I think so. Investing in a company is second-only to buying its goods, in terms of bottom-line.
RIght on, Mrs. Micah!
Investing is actually probably better for the economy than spending it on consumption goods. There aren’t too many economists who still cling to the so-called “paradox of thrift,” though there are some. Even putting it under your mattress bids down prices which helps the economy.
Nobody should concern themselves that they’re hurting the economy by not spending money.
Luckily, I’ve never considered my tax refunds as being “free money,” the way I tend to do with monetary gifts.
I’m still working on determining the best approach for gifts. Should I use them to actually buy myself a gift or save the money, use it to pay off some debt, etc?
Usually I use monetary gifts to buy something I’ve been wanting but can’t get for myself. It’s a good way to splurge on occasion without blowing my own budget. Of course had I not done that over the years, the money could have gone to savings or something else practical and might have made more of a difference in my life that way. Still every so often a little splurge is nice, and using gift money to do it helps prevent a feeling of deprivation that might lead one to end up using their own earned income for splurges.
With tax refund money of course it is different I think because as you pointed out that really is our own money given back to us as if it were a gift. I think this post is a great reminder to not view that money as “free,” because it really isn’t.
Hi mrsmichah! Loved this post. I know exactly what I’m going to do with my rebate-debt repayment and maybe something that I’ve been waiting to buy. I have a list of things I’m waiting to buy until I can afford it. It will either go towards a hard drive or something really cool like a vacation on the beach, but we’ll see what happens when the check actually arrives! The point is I have about about between $2800-$3500 to pay back before I go to grad school in the fall so anything that can help pay off the debt will be helpful : )
We try to not get big refunds, since that’s just a free loan to Uncle Sam over the previous year. But we usually still get something (I think last year we got $600). This year, any refund we get will go into our HSA if we don’t have it maxxed out yet, or into my husband’s IRA if we’ve already finished the HSA.

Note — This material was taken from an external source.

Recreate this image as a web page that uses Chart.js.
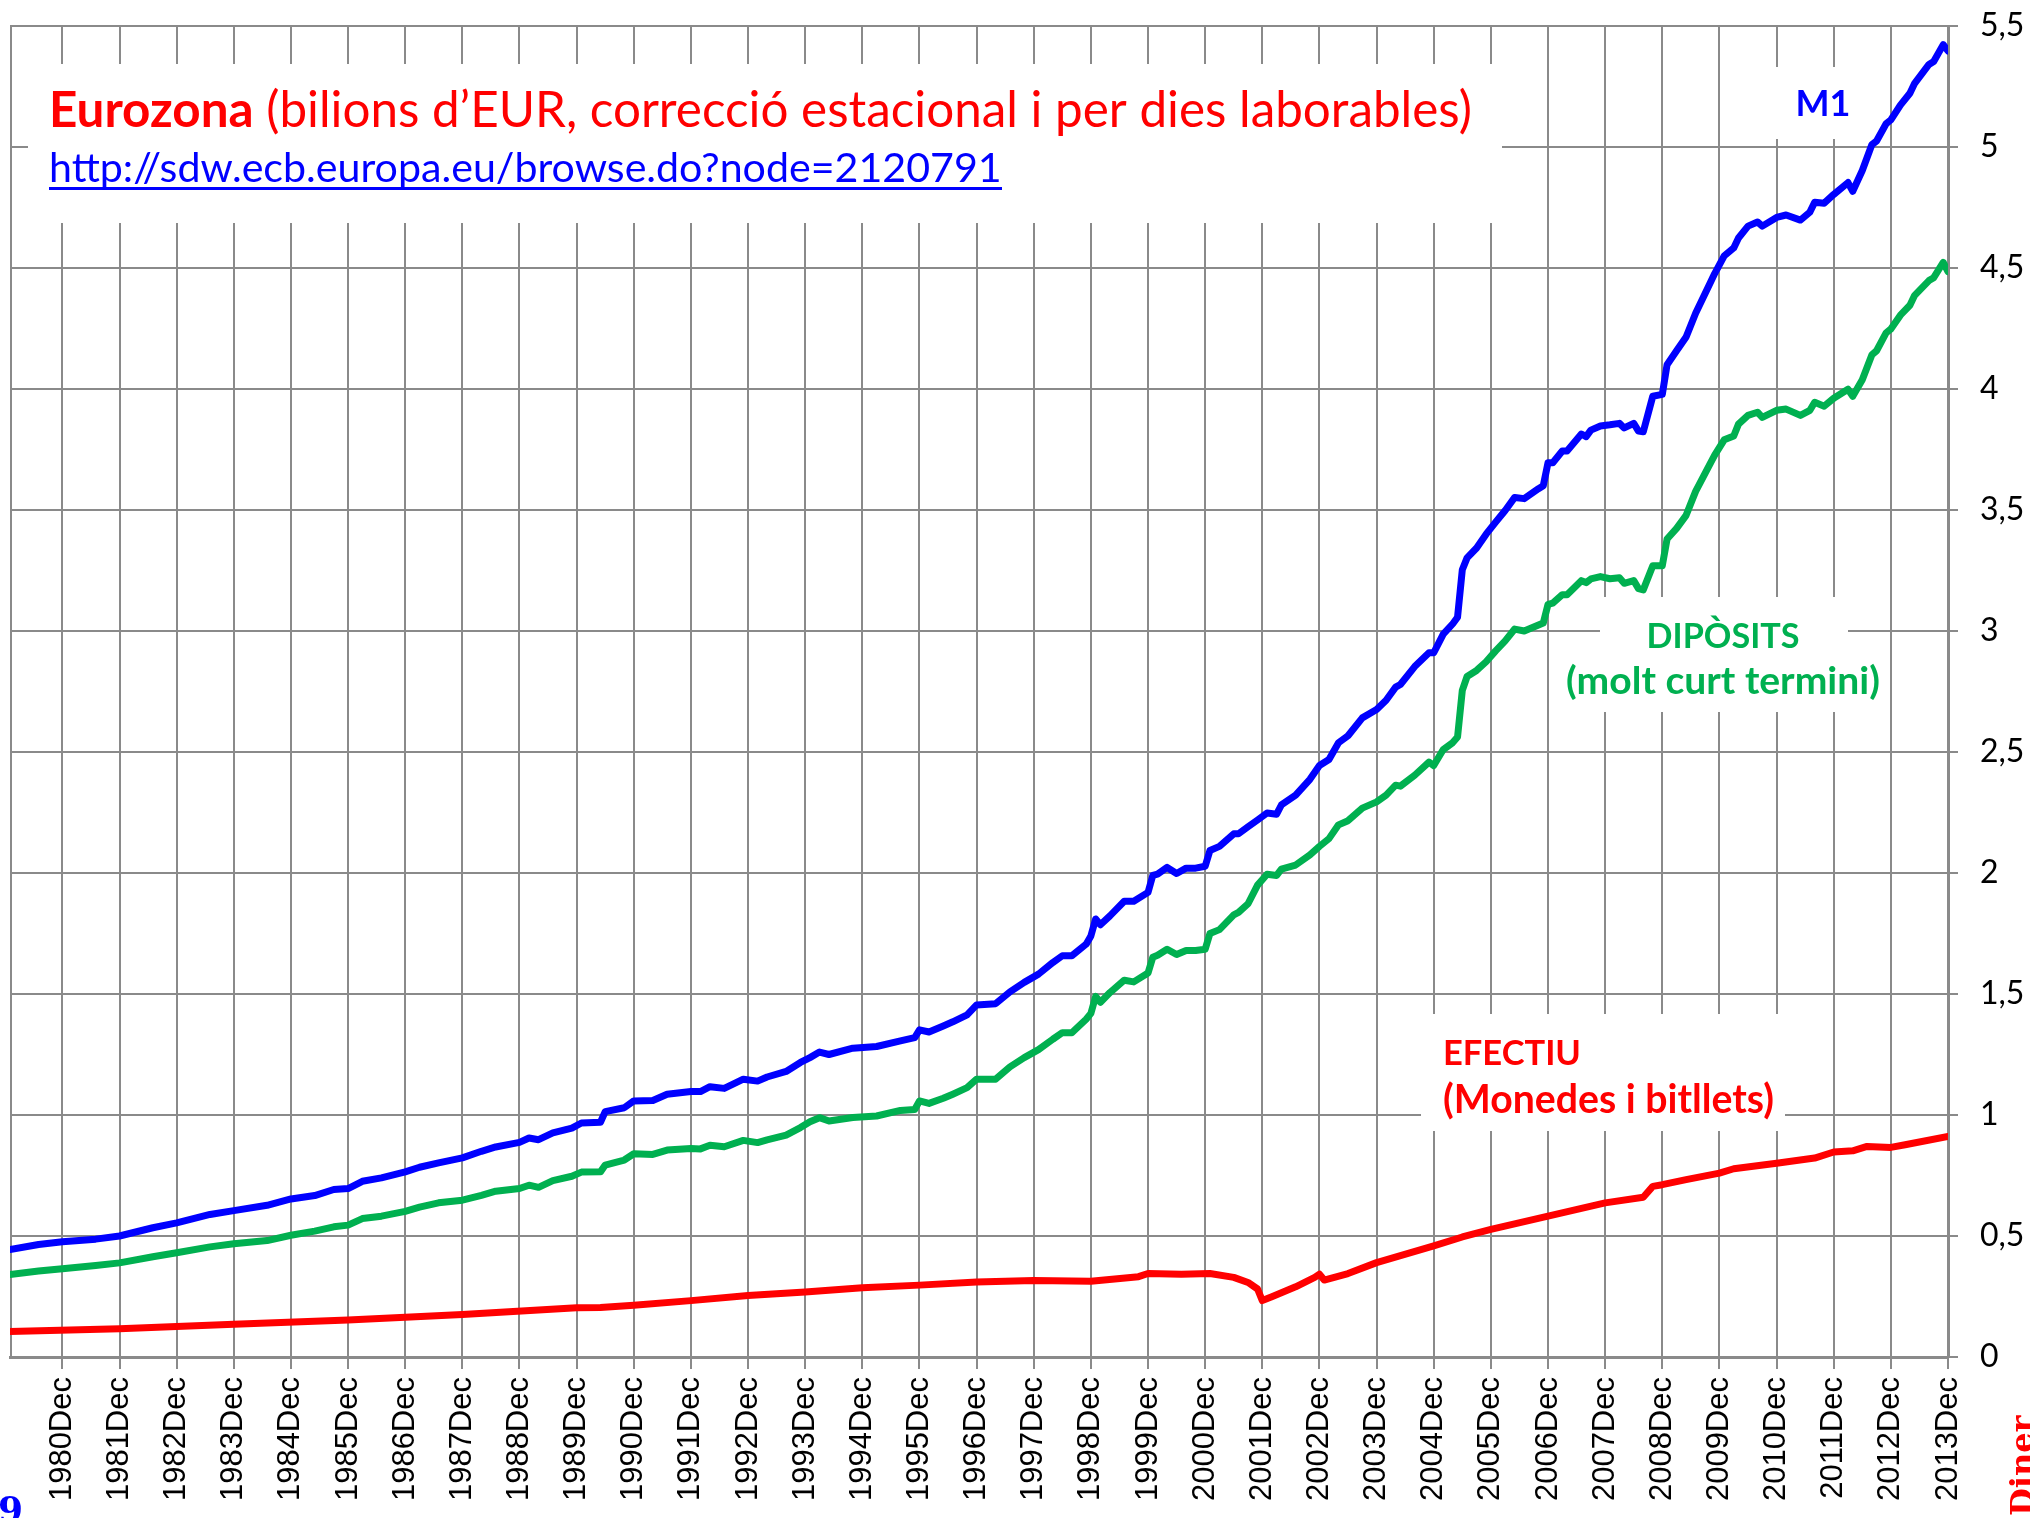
<!DOCTYPE html>
<html>
<head>
<meta charset="utf-8">
<script src="https://cdn.jsdelivr.net/npm/chart.js@4"></script>
<style>
  body { margin: 0; background: #fff; }
  canvas { display: block; }
</style>
</head>
<body>
<canvas id="grafic" width="2030" height="1518"></canvas>
<script>
// ========== Dades ==========

// Mesos de lectura (M1 i dipòsits comparteixen els mateixos mesos)
const mesosM1 = [
  '1980-01', '1980-07', '1980-12', '1981-07', '1981-12', '1982-07', '1982-12',
  '1983-07', '1983-12', '1984-07', '1984-12', '1985-05', '1985-09', '1985-12',
  '1986-03', '1986-07', '1986-12', '1987-03', '1987-07', '1987-12', '1988-04',
  '1988-07', '1988-12', '1989-02', '1989-04', '1989-07', '1989-11', '1990-01',
  '1990-05', '1990-06', '1990-10', '1990-12', '1991-04', '1991-07', '1991-12',
  '1992-02', '1992-04', '1992-07', '1992-11', '1993-02', '1993-04', '1993-08',
  '1993-11', '1994-01', '1994-03', '1994-05', '1994-10', '1995-03', '1995-08',
  '1995-11', '1995-12', '1996-02', '1996-05', '1996-07', '1996-10', '1996-12',
  '1997-04', '1997-07', '1997-10', '1998-01', '1998-04', '1998-06', '1998-08',
  '1998-11', '1998-12', '1999-01', '1999-02', '1999-04', '1999-07', '1999-09',
  '1999-12', '2000-01', '2000-02', '2000-04', '2000-06', '2000-08', '2000-10',
  '2000-12', '2001-01', '2001-03', '2001-06', '2001-07', '2001-09', '2001-11',
  '2002-01', '2002-03', '2002-04', '2002-07', '2002-10', '2002-12', '2003-02',
  '2003-04', '2003-06', '2003-09', '2003-12', '2004-02', '2004-04', '2004-05',
  '2004-08', '2004-11', '2004-12', '2005-02', '2005-04', '2005-05', '2005-06',
  '2005-07', '2005-09', '2005-11', '2006-01', '2006-03', '2006-05', '2006-07',
  '2006-10', '2006-11', '2006-12', '2007-01', '2007-03', '2007-04', '2007-07',
  '2007-08', '2007-09', '2007-11', '2008-01', '2008-03', '2008-04', '2008-06',
  '2008-07', '2008-08', '2008-10', '2008-12', '2009-01', '2009-03', '2009-05',
  '2009-07', '2009-10', '2009-11', '2010-01', '2010-03', '2010-04', '2010-06',
  '2010-08', '2010-09', '2010-12', '2011-02', '2011-05', '2011-07', '2011-08',
  '2011-10', '2011-12', '2012-03', '2012-04', '2012-06', '2012-08', '2012-09',
  '2012-11', '2012-12', '2013-02', '2013-04', '2013-05', '2013-08', '2013-09',
  '2013-11', '2013-12'
];

const valorsM1 = [
  0.444, 0.465, 0.476, 0.487, 0.500, 0.534, 0.554,
  0.589, 0.605, 0.627, 0.653, 0.667, 0.692, 0.696,
  0.726, 0.740, 0.765, 0.784, 0.802, 0.823, 0.850,
  0.868, 0.887, 0.905, 0.898, 0.926, 0.946, 0.967,
  0.970, 1.014, 1.030, 1.058, 1.060, 1.086, 1.097,
  1.097, 1.117, 1.110, 1.148, 1.140, 1.157, 1.180,
  1.217, 1.237, 1.260, 1.250, 1.276, 1.283, 1.306,
  1.320, 1.352, 1.343, 1.368, 1.385, 1.414, 1.455,
  1.460, 1.509, 1.548, 1.582, 1.630, 1.658, 1.658,
  1.706, 1.740, 1.810, 1.786, 1.823, 1.883, 1.883,
  1.920, 1.990, 1.995, 2.023, 1.998, 2.020, 2.020,
  2.028, 2.093, 2.110, 2.162, 2.162, 2.191, 2.219,
  2.248, 2.243, 2.281, 2.322, 2.387, 2.444, 2.469,
  2.538, 2.567, 2.641, 2.676, 2.714, 2.768, 2.779,
  2.853, 2.910, 2.910, 2.987, 3.030, 3.057, 3.253,
  3.302, 3.343, 3.400, 3.450, 3.498, 3.552, 3.547,
  3.588, 3.600, 3.695, 3.695, 3.744, 3.744, 3.814,
  3.803, 3.830, 3.847, 3.852, 3.858, 3.839, 3.858,
  3.826, 3.823, 3.970, 3.978, 4.100, 4.158, 4.215,
  4.313, 4.436, 4.477, 4.550, 4.583, 4.624, 4.673,
  4.690, 4.673, 4.709, 4.719, 4.698, 4.731, 4.772,
  4.768, 4.804, 4.853, 4.817, 4.903, 5.009, 5.025,
  5.096, 5.112, 5.173, 5.222, 5.263, 5.341, 5.353,
  5.423, 5.397
];

const valorsDiposits = [
  0.341, 0.355, 0.365, 0.378, 0.389, 0.414, 0.431,
  0.455, 0.468, 0.481, 0.503, 0.520, 0.538, 0.545,
  0.572, 0.582, 0.602, 0.619, 0.637, 0.648, 0.668,
  0.685, 0.696, 0.710, 0.701, 0.729, 0.747, 0.764,
  0.765, 0.793, 0.814, 0.840, 0.837, 0.855, 0.862,
  0.860, 0.875, 0.869, 0.895, 0.886, 0.897, 0.917,
  0.948, 0.972, 0.989, 0.975, 0.990, 0.996, 1.019,
  1.023, 1.058, 1.048, 1.069, 1.086, 1.113, 1.148,
  1.148, 1.199, 1.237, 1.270, 1.313, 1.340, 1.340,
  1.396, 1.420, 1.490, 1.466, 1.506, 1.557, 1.550,
  1.587, 1.652, 1.660, 1.685, 1.663, 1.680, 1.680,
  1.685, 1.750, 1.766, 1.827, 1.837, 1.873, 1.950,
  1.995, 1.990, 2.016, 2.033, 2.075, 2.110, 2.142,
  2.199, 2.216, 2.268, 2.294, 2.322, 2.363, 2.359,
  2.404, 2.458, 2.444, 2.510, 2.539, 2.562, 2.755,
  2.812, 2.837, 2.873, 2.918, 2.959, 3.008, 3.000,
  3.025, 3.033, 3.110, 3.115, 3.150, 3.150, 3.208,
  3.200, 3.215, 3.225, 3.216, 3.220, 3.197, 3.208,
  3.175, 3.170, 3.270, 3.270, 3.380, 3.424, 3.478,
  3.577, 3.690, 3.727, 3.790, 3.806, 3.855, 3.891,
  3.904, 3.883, 3.912, 3.917, 3.891, 3.912, 3.945,
  3.929, 3.962, 3.999, 3.970, 4.038, 4.141, 4.158,
  4.232, 4.248, 4.305, 4.346, 4.387, 4.448, 4.460,
  4.523, 4.485
];

const mesosEfectiu = [
  '1980-01', '1981-12', '1983-12', '1985-12', '1987-12', '1989-12', '1990-05',
  '1990-12', '1991-12', '1992-12', '1993-12', '1994-12', '1995-12', '1996-12',
  '1997-12', '1998-12', '1999-10', '1999-12', '2000-07', '2001-01', '2001-06',
  '2001-09', '2001-11', '2001-12', '2002-02', '2002-07', '2002-11', '2002-12',
  '2003-01', '2003-06', '2003-12', '2004-12', '2005-06', '2005-12', '2006-12',
  '2007-12', '2008-08', '2008-10', '2008-12', '2009-05', '2009-12', '2010-03',
  '2010-12', '2011-08', '2011-12', '2012-04', '2012-07', '2012-12', '2013-03',
  '2013-12'
];

const valorsEfectiu = [
  0.105, 0.117, 0.135, 0.153, 0.176, 0.204, 0.205,
  0.214, 0.233, 0.254, 0.269, 0.286, 0.297, 0.310,
  0.316, 0.313, 0.332, 0.345, 0.342, 0.345, 0.329,
  0.308, 0.281, 0.233, 0.249, 0.290, 0.329, 0.342,
  0.318, 0.345, 0.390, 0.459, 0.496, 0.527, 0.582,
  0.637, 0.660, 0.705, 0.712, 0.733, 0.760, 0.778,
  0.801, 0.822, 0.847, 0.852, 0.870, 0.866, 0.877,
  0.911
];

const etiquetesX = [
  '1980Dec', '1981Dec', '1982Dec', '1983Dec', '1984Dec', '1985Dec', '1986Dec',
  '1987Dec', '1988Dec', '1989Dec', '1990Dec', '1991Dec', '1992Dec', '1993Dec',
  '1994Dec', '1995Dec', '1996Dec', '1997Dec', '1998Dec', '1999Dec', '2000Dec',
  '2001Dec', '2002Dec', '2003Dec', '2004Dec', '2005Dec', '2006Dec', '2007Dec',
  '2008Dec', '2009Dec', '2010Dec', '2011Dec', '2012Dec', '2013Dec'
];

const valorsY = [0, 0.5, 1, 1.5, 2, 2.5, 3, 3.5, 4, 4.5, 5, 5.5];
const etiquetesY = ['0', '0,5', '1', '1,5', '2', '2,5', '3', '3,5', '4', '4,5', '5', '5,5'];

// ========== Utilitats ==========

// "1990-06" -> nombre de mesos des de gener de 1980
function indexMes(text) {
  const [any, mes] = text.split('-').map(Number);
  return (any - 1980) * 12 + (mes - 1);
}

function punts(mesos, valors) {
  return mesos.map((m, i) => ({ x: indexMes(m), y: valors[i] }));
}

// mida de lletra perquè un text (o trossos amb pesos diferents) faci l'amplada donada
function midaPerAmplada(ctx, trossos, familia, amplada) {
  let w = 0;
  trossos.forEach(([t, pes]) => {
    ctx.font = `${pes} 100px ${familia}`;
    w += ctx.measureText(t).width;
  });
  return 100 * amplada / w;
}

const GRIS = '#8a8a8a';
const BLAU = '#0000FF';
const VERD = '#00B050';
const VERMELL = '#FF0000';
const LLETRA = 'Lato, "Open Sans", sans-serif';

// ========== Anotacions (caixes blanques i textos) ==========

const anotacions = {
  id: 'anotacions',
  beforeDatasetsDraw(chart) {
    const ctx = chart.ctx;
    const a = chart.chartArea;
    ctx.save();
    // caixes blanques que tapen la quadrícula
    ctx.fillStyle = '#fff';
    ctx.fillRect(28, 64, 1474, 159);    // títol
    ctx.fillRect(1750, 67, 130, 72);    // M1
    ctx.fillRect(1600, 597, 248, 115);  // dipòsits
    ctx.fillRect(1421, 1014, 364, 117); // efectiu
    // vora esquerra
    ctx.strokeStyle = GRIS;
    ctx.lineWidth = 2;
    ctx.beginPath();
    ctx.moveTo(a.left + 1, a.top);
    ctx.lineTo(a.left + 1, a.bottom);
    ctx.stroke();
    ctx.restore();
  },
  afterDatasetsDraw(chart) {
    const ctx = chart.ctx;
    ctx.save();
    ctx.textBaseline = 'alphabetic';
    ctx.textAlign = 'left';

    // títol: part en negreta + part normal
    const t1 = 'Eurozona';
    const t2 = ' (bilions d\u2019EUR, correcci\u00f3 estacional i per dies laborables)';
    const mt = midaPerAmplada(ctx, [[t1, 'bold'], [t2, 'normal']], LLETRA, 1423);
    ctx.fillStyle = VERMELL;
    ctx.font = `bold ${mt}px ${LLETRA}`;
    ctx.fillText(t1, 49, 127);
    const w1 = ctx.measureText(t1).width;
    ctx.font = `normal ${mt}px ${LLETRA}`;
    ctx.fillText(t2, 49 + w1, 127);

    // enllaç
    const url = 'http://sdw.ecb.europa.eu/browse.do?node=2120791';
    const mu = midaPerAmplada(ctx, [[url, 'normal']], LLETRA, 953);
    ctx.fillStyle = BLAU;
    ctx.font = `normal ${mu}px ${LLETRA}`;
    ctx.fillText(url, 49, 182);
    ctx.fillRect(49, 187, 953, 3);

    // etiquetes de les sèries
    function etiqueta(text, color, x, y, amplada, alineacio) {
      const m = midaPerAmplada(ctx, [[text, 'bold']], LLETRA, amplada);
      ctx.font = `bold ${m}px ${LLETRA}`;
      ctx.fillStyle = color;
      ctx.textAlign = alineacio;
      ctx.fillText(text, x, y);
    }
    etiqueta('M1', BLAU, 1823, 116, 55, 'center');
    etiqueta('DIP\u00d2SITS', VERD, 1723, 648, 153, 'center');
    etiqueta('(molt curt termini)', VERD, 1723, 694, 314, 'center');
    etiqueta('EFECTIU', VERMELL, 1443, 1065, 138, 'left');
    etiqueta('(Monedes i bitllets)', VERMELL, 1443, 1113, 331, 'left');
    ctx.restore();
  },
  afterDraw(chart) {
    // restes de text retallats a les cantonades inferiors
    const ctx = chart.ctx;
    ctx.save();
    ctx.font = 'bold 36px "DejaVu Serif", serif';
    ctx.fillStyle = BLAU;
    ctx.textAlign = 'left';
    ctx.textBaseline = 'alphabetic';
    ctx.fillText('9', -2, 1522);

    ctx.translate(2033, 1516);
    ctx.rotate(-Math.PI / 2);
    ctx.font = 'bold 32px "DejaVu Serif", serif';
    ctx.fillStyle = VERMELL;
    ctx.fillText('Diner', 0, 0);
    ctx.restore();
  }
};

// ========== Gràfic ==========

function dibuixarGrafic() {
  const ctx = document.getElementById('grafic');

  new Chart(ctx, {
    type: 'line',
    data: {
      datasets: [
        {
          label: 'M1',
          data: punts(mesosM1, valorsM1),
          borderColor: BLAU,
        },
        {
          label: 'DIPÒSITS (molt curt termini)',
          data: punts(mesosM1, valorsDiposits),
          borderColor: VERD,
        },
        {
          label: 'EFECTIU (Monedes i bitllets)',
          data: punts(mesosEfectiu, valorsEfectiu),
          borderColor: VERMELL,
        },
      ],
    },
    options: {
      responsive: false,
      animation: false,
      devicePixelRatio: 1,
      layout: { padding: { left: 10, top: 26, right: 0, bottom: 0 } },
      plugins: {
        legend: { display: false },
        tooltip: { enabled: false },
      },
      elements: {
        point: { radius: 0 },
        line: {
          borderWidth: 7,
          tension: 0,
          fill: false,
          borderJoinStyle: 'round',
          borderCapStyle: 'round',
        },
      },
      scales: {
        x: {
          type: 'linear',
          min: 0,
          max: 407,
          afterBuildTicks: s => {
            s.ticks = etiquetesX.map(t => ({ value: indexMes(t.slice(0, 4) + '-12') }));
          },
          afterFit: s => {
            s.height = 161;
            s.paddingLeft = 0;
            s.paddingRight = 0;
          },
          ticks: {
            autoSkip: false,
            maxRotation: 90,
            minRotation: 90,
            padding: 8,
            color: '#000',
            font: { family: '"Liberation Sans", Arial, sans-serif', size: 31 },
            callback: (v, i) => etiquetesX[i],
          },
          grid: { color: GRIS, lineWidth: 2, tickLength: 12 },
          border: { color: GRIS, width: 3 },
        },
        y: {
          position: 'right',
          min: 0,
          max: 5.5,
          afterBuildTicks: s => {
            s.ticks = valorsY.map(v => ({ value: v }));
          },
          afterFit: s => {
            s.width = 82;
            s.paddingTop = 0;
            s.paddingBottom = 0;
          },
          ticks: {
            padding: 22,
            color: '#000',
            font: { family: LLETRA, size: 32 },
            callback: (v, i) => etiquetesY[i],
          },
          grid: { color: GRIS, lineWidth: 2, tickLength: 10 },
          border: { color: GRIS, width: 3 },
        },
      },
    },
    plugins: [anotacions],
  });
}

dibuixarGrafic();
</script>
</body>
</html>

I’m having a baby in June, so you can imagine where any money will go. 🙂
Though seriously, we have been saving money in our short term cash fund to take care of unpaid time off for maternity leave (I get some time, but not enough to take 3 months) and the extra costs of daycare for the first year. My estimates show that in order to keep my short term emergency fund at a level I like to have it at, I need to save an extra $1300 sometime in the next year. So this would certainly do that.
Unless, of course, this is an advance on our 2008 tax “refund” and not a straight out refund. I aim for 0, which would simply mean having the money for a little more time before I have to give it back.